Lawyers denounce charges against pro-independence organization leaders
The Barcelona Bar Association says crime of inciting riotous uprising is invented
The magistrate responsible for the case against Jordi Sànchez and Jordi Cuixart, Carmen Lamela, has been criticized by lawyers of the Barcelona Bar Association for inventing the crime used to charge them with sedition, as they face up to 15 years in prison.
The Commission for the Defense of Human Rights, of the Barcelona Bar Association, has called the crime of inciting peaceful uprising “a different kind of legal,” asserting that it does not warrant a prison sentence as it does not fit in with the law.
The crime of sedition should also not be tried at the Spanish National Court, but in Barcelona, as it is a crime of public order, the commission also said.

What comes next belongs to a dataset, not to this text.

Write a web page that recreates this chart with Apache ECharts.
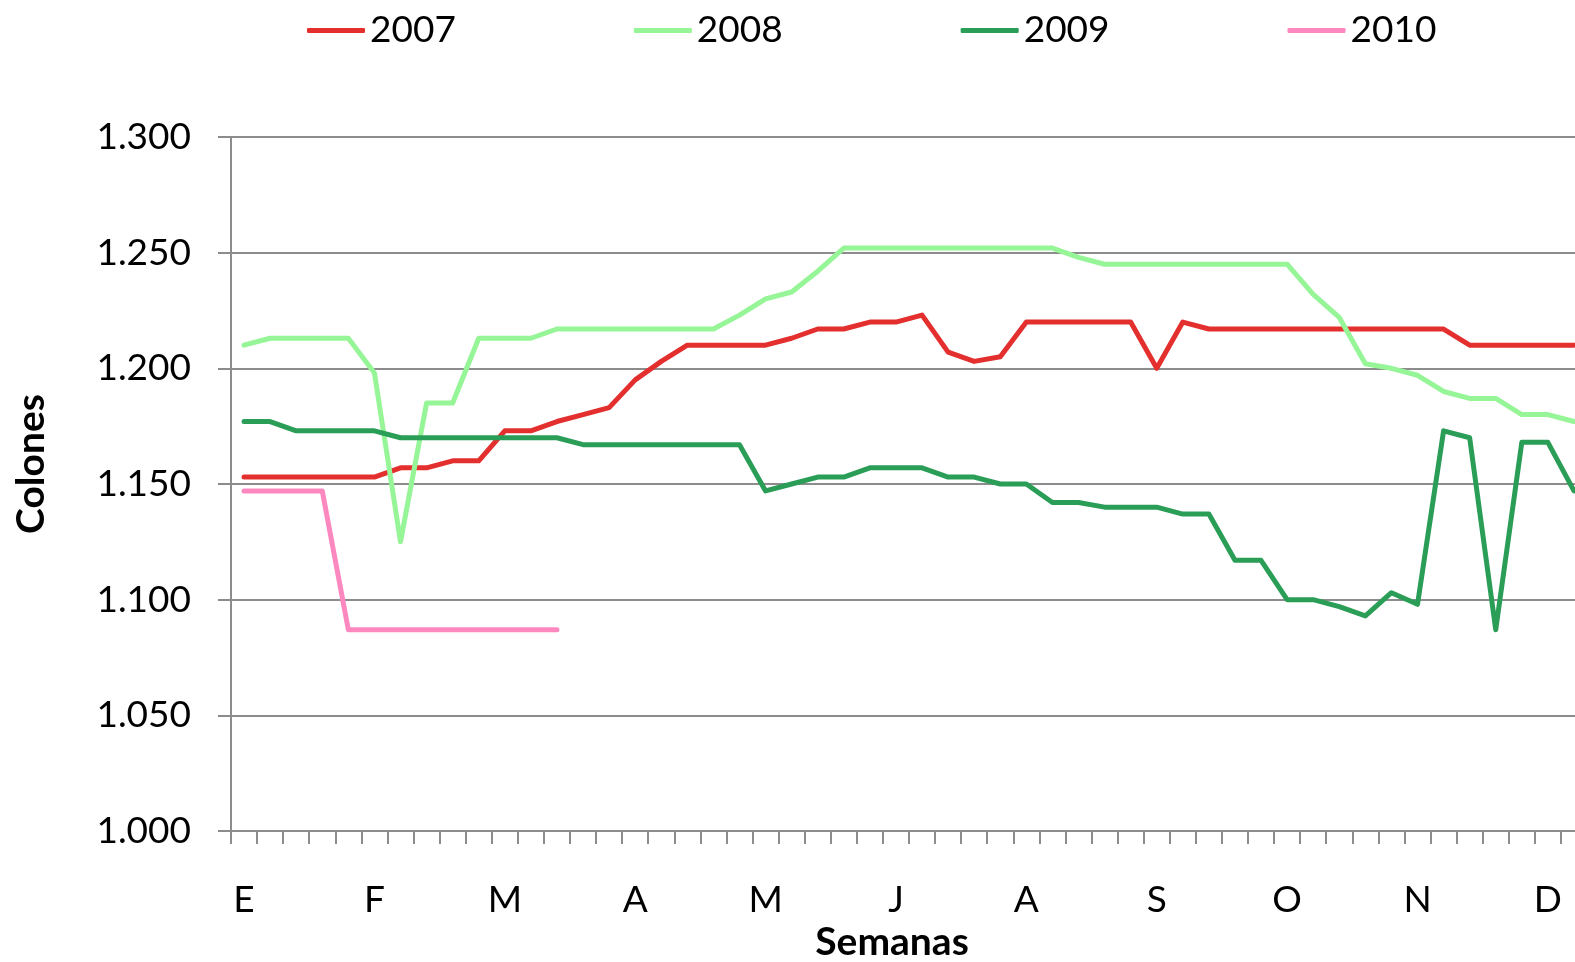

Although Lamela has argued that the actions of Sànchez and Cuixart were an attempt to subvert the Spanish constitutional order, the commission noted that crimes against the ways of the government are not covered by the criminal code. They added that sedition could only be included as a crime against the establishment under the penal code of 1973, when Spain was still a dictatorship.
The commission consider the court’s ruling as a “distortion of the current law,” being applied to repress citizens’s rights to protest, expression, and political participation.
It also rejected the “usage of the judicial system to solve political conflicts,” which represents “a clear erosion of the legitimacy of institutions and of democratic quality in general.”